** PROBLEM DETAILS **
Print the listing in its entirety and exactly, leaving out images.

** GIVEN INFORMATION **
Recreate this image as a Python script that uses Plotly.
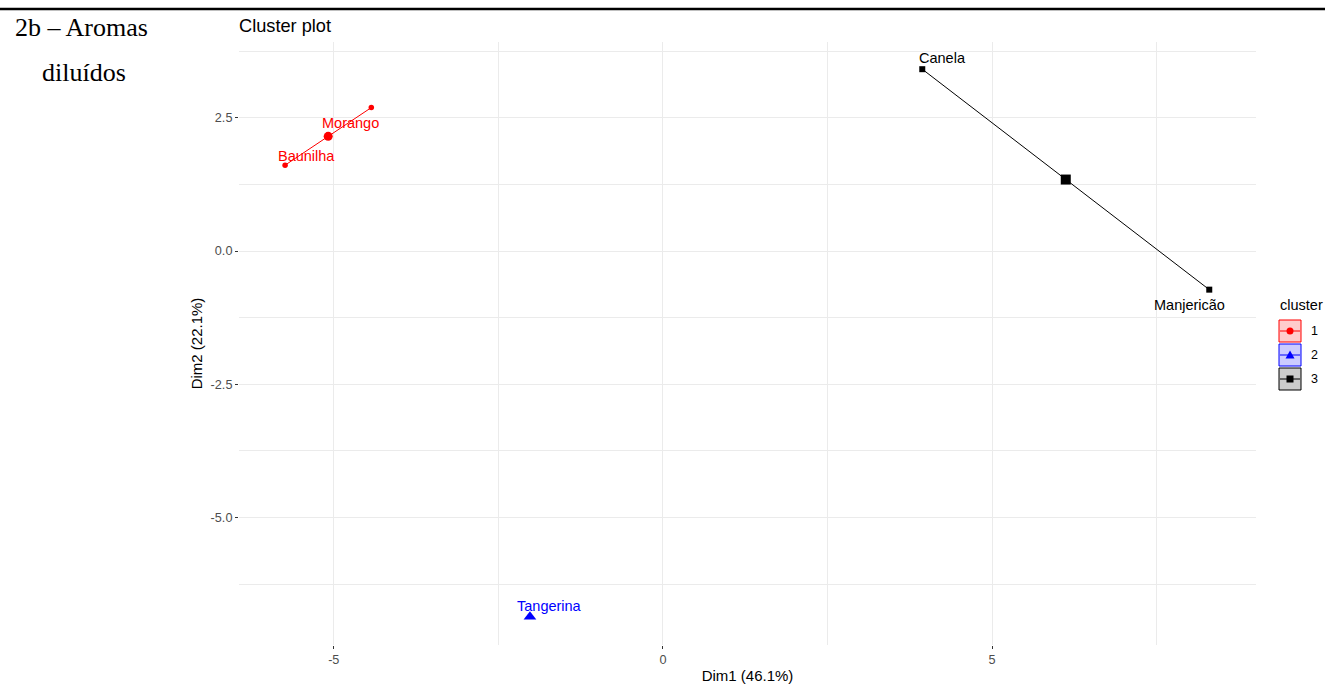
import plotly.graph_objects as go

# ---------------- data ----------------
names = ["Morango", "Baunilha", "Tangerina", "Canela", "Manjericão"]
dim1 = [-4.43, -5.74, -2.02, 3.94, 8.30]
dim2 = [2.69, 1.61, -6.86, 3.41, -0.725]
cluster = [1, 1, 2, 3, 3]

cluster_ids = [1, 2, 3]
centroid_dim1 = [-5.085, -2.02, 6.12]
centroid_dim2 = [2.15, -6.86, 1.34]

x_ticks = [-5, 0, 5]
x_tick_labels = ["-5", "0", "5"]
y_ticks = [-5.0, -2.5, 0.0, 2.5]
y_tick_labels = ["-5.0", "-2.5", "0.0", "2.5"]

# ---------------- styling ----------------
W, H = 1325, 684
ML, MR, MT, MB = 239, 69, 42, 39
PW, PH = W - ML - MR, H - MT - MB

colors = {1: "#FF0000", 2: "#0000FF", 3: "#000000"}
fills = {1: "rgba(255,0,0,0.2)", 2: "rgba(0,0,255,0.2)", 3: "rgba(0,0,0,0.2)"}
symbols = {1: "circle", 2: "triangle-up", 3: "square"}
point_size = {1: 5.5, 2: 6, 3: 6}
centroid_size = {1: 9, 2: 11, 3: 10}
# label pixel offsets (dx right, dy up)
label_offset = {
    "Morango": (-21, -15),
    "Baunilha": (21, 9),
    "Tangerina": (20, 11),
    "Canela": (20, 11),
    "Manjericão": (-20, -15),
}
FONT = "Liberation Sans, Arial, sans-serif"


def px_to_paper_x(px):
    return (px - ML) / PW


def px_to_paper_y(py):
    return (H - MB - py) / PH


fig = go.Figure()

for k in cluster_ids:
    idx = [i for i, c in enumerate(cluster) if c == k]
    xs = [dim1[i] for i in idx]
    ys = [dim2[i] for i in idx]
    fig.add_trace(go.Scatter(
        x=xs, y=ys, mode="lines+markers",
        line=dict(color=colors[k], width=1),
        marker=dict(symbol=symbols[k], size=point_size[k], color=colors[k], line=dict(width=0)),
        name=str(k), showlegend=False,
    ))
    j = cluster_ids.index(k)
    fig.add_trace(go.Scatter(
        x=[centroid_dim1[j]], y=[centroid_dim2[j]], mode="markers",
        marker=dict(symbol=symbols[k], size=centroid_size[k], color=colors[k], line=dict(width=0)),
        name=str(k), showlegend=False, hoverinfo="skip",
    ))

annotations = []
for n, x, y, c in zip(names, dim1, dim2, cluster):
    dx, dy = label_offset[n]
    annotations.append(dict(
        x=x, y=y, xref="x", yref="y", text=n, showarrow=False,
        xshift=dx, yshift=dy, xanchor="center", yanchor="middle",
        font=dict(family=FONT, size=14.5, color=colors[c]),
    ))

# side caption
annotations.append(dict(
    x=px_to_paper_x(13), y=px_to_paper_y(27), xref="paper", yref="paper",
    text="2b – Aromas", showarrow=False, xanchor="left", yanchor="middle",
    font=dict(family="Liberation Serif, Times New Roman, serif", size=26, color="#000000"),
))
annotations.append(dict(
    x=px_to_paper_x(40), y=px_to_paper_y(72), xref="paper", yref="paper",
    text="diluídos", showarrow=False, xanchor="left", yanchor="middle",
    font=dict(family="Liberation Serif, Times New Roman, serif", size=26, color="#000000"),
))

shapes = [dict(
    type="line", xref="paper", yref="paper",
    x0=px_to_paper_x(0), x1=px_to_paper_x(W), y0=px_to_paper_y(9), y1=px_to_paper_y(9),
    line=dict(color="#000000", width=2.5),
)]

# ---------------- manual ggplot-style legend ----------------
LEG_X0, LEG_X1 = 1279, 1301
LEG_TOP, KEY_H = 320, 24
annotations.append(dict(
    x=px_to_paper_x(1278), y=px_to_paper_y(305), xref="paper", yref="paper",
    text="cluster", showarrow=False, xanchor="left", yanchor="middle",
    font=dict(family=FONT, size=14.5, color="#000000"),
))
for i, k in enumerate(cluster_ids):
    y0 = LEG_TOP + i * KEY_H
    y1 = y0 + KEY_H - 2
    yc = (y0 + y1) / 2
    xc = (LEG_X0 + LEG_X1) / 2
    shapes.append(dict(type="rect", xref="paper", yref="paper",
                       x0=px_to_paper_x(LEG_X0), x1=px_to_paper_x(LEG_X1),
                       y0=px_to_paper_y(y0), y1=px_to_paper_y(y1),
                       fillcolor=fills[k], line=dict(color=colors[k], width=1)))
    shapes.append(dict(type="line", xref="paper", yref="paper",
                       x0=px_to_paper_x(LEG_X0 + 1), x1=px_to_paper_x(LEG_X1 - 1),
                       y0=px_to_paper_y(yc), y1=px_to_paper_y(yc),
                       line=dict(color=colors[k], width=1)))
    if symbols[k] == "circle":
        r = 3.5
        shapes.append(dict(type="circle", xref="paper", yref="paper",
                           x0=px_to_paper_x(xc - r), x1=px_to_paper_x(xc + r),
                           y0=px_to_paper_y(yc - r), y1=px_to_paper_y(yc + r),
                           fillcolor=colors[k], line=dict(color=colors[k], width=0)))
    elif symbols[k] == "square":
        r = 3.5
        shapes.append(dict(type="rect", xref="paper", yref="paper",
                           x0=px_to_paper_x(xc - r), x1=px_to_paper_x(xc + r),
                           y0=px_to_paper_y(yc - r), y1=px_to_paper_y(yc + r),
                           fillcolor=colors[k], line=dict(color=colors[k], width=0)))
    else:
        r = 4.5
        path = "M {} {} L {} {} L {} {} Z".format(
            px_to_paper_x(xc - r), px_to_paper_y(yc + 3.5),
            px_to_paper_x(xc + r), px_to_paper_y(yc + 3.5),
            px_to_paper_x(xc), px_to_paper_y(yc - 4.5))
        shapes.append(dict(type="path", xref="paper", yref="paper", path=path,
                           fillcolor=colors[k], line=dict(color=colors[k], width=0)))
    annotations.append(dict(
        x=px_to_paper_x(1309), y=px_to_paper_y(yc), xref="paper", yref="paper",
        text=str(k), showarrow=False, xanchor="left", yanchor="middle",
        font=dict(family=FONT, size=12.5, color="#000000"),
    ))

axis_common = dict(
    showgrid=True, gridcolor="#EBEBEB", gridwidth=1,
    zeroline=False, showline=False,
    ticks="outside", ticklen=3, tickwidth=1, tickcolor="#333333",
    tickfont=dict(family=FONT, size=12.7, color="#4D4D4D"),
    title_font=dict(family=FONT, size=15, color="#000000"),
)

fig.update_layout(
    width=W, height=H,
    margin=dict(l=ML, r=MR, t=MT, b=MB, autoexpand=False),
    paper_bgcolor="white", plot_bgcolor="white",
    title=dict(text="Cluster plot", x=px_to_paper_x(239), xref="paper", xanchor="left",
               y=1 - 26 / H, yref="container", yanchor="middle",
               font=dict(family=FONT, size=18.2, color="#000000")),
    xaxis=dict(range=[-6.44, 9.01], tickvals=x_ticks, ticktext=x_tick_labels,
               minor=dict(dtick=2.5, tick0=0, showgrid=True, gridcolor="#EBEBEB", gridwidth=1, ticks=""),
               title=dict(text="Dim1 (46.1%)", standoff=4), automargin=False, **axis_common),
    yaxis=dict(range=[-7.39, 3.92], tickvals=y_ticks, ticktext=y_tick_labels,
               minor=dict(dtick=1.25, tick0=0, showgrid=True, gridcolor="#EBEBEB", gridwidth=1, ticks=""),
               title=dict(text="Dim2 (22.1%)", standoff=4), automargin=False, **axis_common),
    annotations=annotations,
    shapes=shapes,
    showlegend=False,
)

fig.write_html("out.html", config={"displayModeBar": False},
               post_script="document.body.style.margin='0px';document.body.style.overflow='hidden';")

** THE OUTPUT **
Recreate this image as a Python script that uses Plotly.
import plotly.graph_objects as go

# ---------------- data ----------------
names = ["Morango", "Baunilha", "Tangerina", "Canela", "Manjericão"]
dim1 = [-4.43, -5.74, -2.02, 3.94, 8.30]
dim2 = [2.69, 1.61, -6.86, 3.41, -0.725]
cluster = [1, 1, 2, 3, 3]

cluster_ids = [1, 2, 3]
centroid_dim1 = [-5.085, -2.02, 6.12]
centroid_dim2 = [2.15, -6.86, 1.34]

x_ticks = [-5, 0, 5]
x_tick_labels = ["-5", "0", "5"]
y_ticks = [-5.0, -2.5, 0.0, 2.5]
y_tick_labels = ["-5.0", "-2.5", "0.0", "2.5"]

# ---------------- styling ----------------
W, H = 1325, 684
ML, MR, MT, MB = 239, 69, 42, 39
PW, PH = W - ML - MR, H - MT - MB

colors = {1: "#FF0000", 2: "#0000FF", 3: "#000000"}
fills = {1: "rgba(255,0,0,0.2)", 2: "rgba(0,0,255,0.2)", 3: "rgba(0,0,0,0.2)"}
symbols = {1: "circle", 2: "triangle-up", 3: "square"}
point_size = {1: 5.5, 2: 6, 3: 6}
centroid_size = {1: 9, 2: 11, 3: 10}
# label pixel offsets (dx right, dy up)
label_offset = {
    "Morango": (-21, -15),
    "Baunilha": (21, 9),
    "Tangerina": (20, 11),
    "Canela": (20, 11),
    "Manjericão": (-20, -15),
}
FONT = "Liberation Sans, Arial, sans-serif"


def px_to_paper_x(px):
    return (px - ML) / PW


def px_to_paper_y(py):
    return (H - MB - py) / PH


fig = go.Figure()

for k in cluster_ids:
    idx = [i for i, c in enumerate(cluster) if c == k]
    xs = [dim1[i] for i in idx]
    ys = [dim2[i] for i in idx]
    fig.add_trace(go.Scatter(
        x=xs, y=ys, mode="lines+markers",
        line=dict(color=colors[k], width=1),
        marker=dict(symbol=symbols[k], size=point_size[k], color=colors[k], line=dict(width=0)),
        name=str(k), showlegend=False,
    ))
    j = cluster_ids.index(k)
    fig.add_trace(go.Scatter(
        x=[centroid_dim1[j]], y=[centroid_dim2[j]], mode="markers",
        marker=dict(symbol=symbols[k], size=centroid_size[k], color=colors[k], line=dict(width=0)),
        name=str(k), showlegend=False, hoverinfo="skip",
    ))

annotations = []
for n, x, y, c in zip(names, dim1, dim2, cluster):
    dx, dy = label_offset[n]
    annotations.append(dict(
        x=x, y=y, xref="x", yref="y", text=n, showarrow=False,
        xshift=dx, yshift=dy, xanchor="center", yanchor="middle",
        font=dict(family=FONT, size=14.5, color=colors[c]),
    ))

# side caption
annotations.append(dict(
    x=px_to_paper_x(13), y=px_to_paper_y(27), xref="paper", yref="paper",
    text="2b – Aromas", showarrow=False, xanchor="left", yanchor="middle",
    font=dict(family="Liberation Serif, Times New Roman, serif", size=26, color="#000000"),
))
annotations.append(dict(
    x=px_to_paper_x(40), y=px_to_paper_y(72), xref="paper", yref="paper",
    text="diluídos", showarrow=False, xanchor="left", yanchor="middle",
    font=dict(family="Liberation Serif, Times New Roman, serif", size=26, color="#000000"),
))

shapes = [dict(
    type="line", xref="paper", yref="paper",
    x0=px_to_paper_x(0), x1=px_to_paper_x(W), y0=px_to_paper_y(9), y1=px_to_paper_y(9),
    line=dict(color="#000000", width=2.5),
)]

# ---------------- manual ggplot-style legend ----------------
LEG_X0, LEG_X1 = 1279, 1301
LEG_TOP, KEY_H = 320, 24
annotations.append(dict(
    x=px_to_paper_x(1278), y=px_to_paper_y(305), xref="paper", yref="paper",
    text="cluster", showarrow=False, xanchor="left", yanchor="middle",
    font=dict(family=FONT, size=14.5, color="#000000"),
))
for i, k in enumerate(cluster_ids):
    y0 = LEG_TOP + i * KEY_H
    y1 = y0 + KEY_H - 2
    yc = (y0 + y1) / 2
    xc = (LEG_X0 + LEG_X1) / 2
    shapes.append(dict(type="rect", xref="paper", yref="paper",
                       x0=px_to_paper_x(LEG_X0), x1=px_to_paper_x(LEG_X1),
                       y0=px_to_paper_y(y0), y1=px_to_paper_y(y1),
                       fillcolor=fills[k], line=dict(color=colors[k], width=1)))
    shapes.append(dict(type="line", xref="paper", yref="paper",
                       x0=px_to_paper_x(LEG_X0 + 1), x1=px_to_paper_x(LEG_X1 - 1),
                       y0=px_to_paper_y(yc), y1=px_to_paper_y(yc),
                       line=dict(color=colors[k], width=1)))
    if symbols[k] == "circle":
        r = 3.5
        shapes.append(dict(type="circle", xref="paper", yref="paper",
                           x0=px_to_paper_x(xc - r), x1=px_to_paper_x(xc + r),
                           y0=px_to_paper_y(yc - r), y1=px_to_paper_y(yc + r),
                           fillcolor=colors[k], line=dict(color=colors[k], width=0)))
    elif symbols[k] == "square":
        r = 3.5
        shapes.append(dict(type="rect", xref="paper", yref="paper",
                           x0=px_to_paper_x(xc - r), x1=px_to_paper_x(xc + r),
                           y0=px_to_paper_y(yc - r), y1=px_to_paper_y(yc + r),
                           fillcolor=colors[k], line=dict(color=colors[k], width=0)))
    else:
        r = 4.5
        path = "M {} {} L {} {} L {} {} Z".format(
            px_to_paper_x(xc - r), px_to_paper_y(yc + 3.5),
            px_to_paper_x(xc + r), px_to_paper_y(yc + 3.5),
            px_to_paper_x(xc), px_to_paper_y(yc - 4.5))
        shapes.append(dict(type="path", xref="paper", yref="paper", path=path,
                           fillcolor=colors[k], line=dict(color=colors[k], width=0)))
    annotations.append(dict(
        x=px_to_paper_x(1309), y=px_to_paper_y(yc), xref="paper", yref="paper",
        text=str(k), showarrow=False, xanchor="left", yanchor="middle",
        font=dict(family=FONT, size=12.5, color="#000000"),
    ))

axis_common = dict(
    showgrid=True, gridcolor="#EBEBEB", gridwidth=1,
    zeroline=False, showline=False,
    ticks="outside", ticklen=3, tickwidth=1, tickcolor="#333333",
    tickfont=dict(family=FONT, size=12.7, color="#4D4D4D"),
    title_font=dict(family=FONT, size=15, color="#000000"),
)

fig.update_layout(
    width=W, height=H,
    margin=dict(l=ML, r=MR, t=MT, b=MB, autoexpand=False),
    paper_bgcolor="white", plot_bgcolor="white",
    title=dict(text="Cluster plot", x=px_to_paper_x(239), xref="paper", xanchor="left",
               y=1 - 26 / H, yref="container", yanchor="middle",
               font=dict(family=FONT, size=18.2, color="#000000")),
    xaxis=dict(range=[-6.44, 9.01], tickvals=x_ticks, ticktext=x_tick_labels,
               minor=dict(dtick=2.5, tick0=0, showgrid=True, gridcolor="#EBEBEB", gridwidth=1, ticks=""),
               title=dict(text="Dim1 (46.1%)", standoff=4), automargin=False, **axis_common),
    yaxis=dict(range=[-7.39, 3.92], tickvals=y_ticks, ticktext=y_tick_labels,
               minor=dict(dtick=1.25, tick0=0, showgrid=True, gridcolor="#EBEBEB", gridwidth=1, ticks=""),
               title=dict(text="Dim2 (22.1%)", standoff=4), automargin=False, **axis_common),
    annotations=annotations,
    shapes=shapes,
    showlegend=False,
)

fig.write_html("out.html", config={"displayModeBar": False},
               post_script="document.body.style.margin='0px';document.body.style.overflow='hidden';")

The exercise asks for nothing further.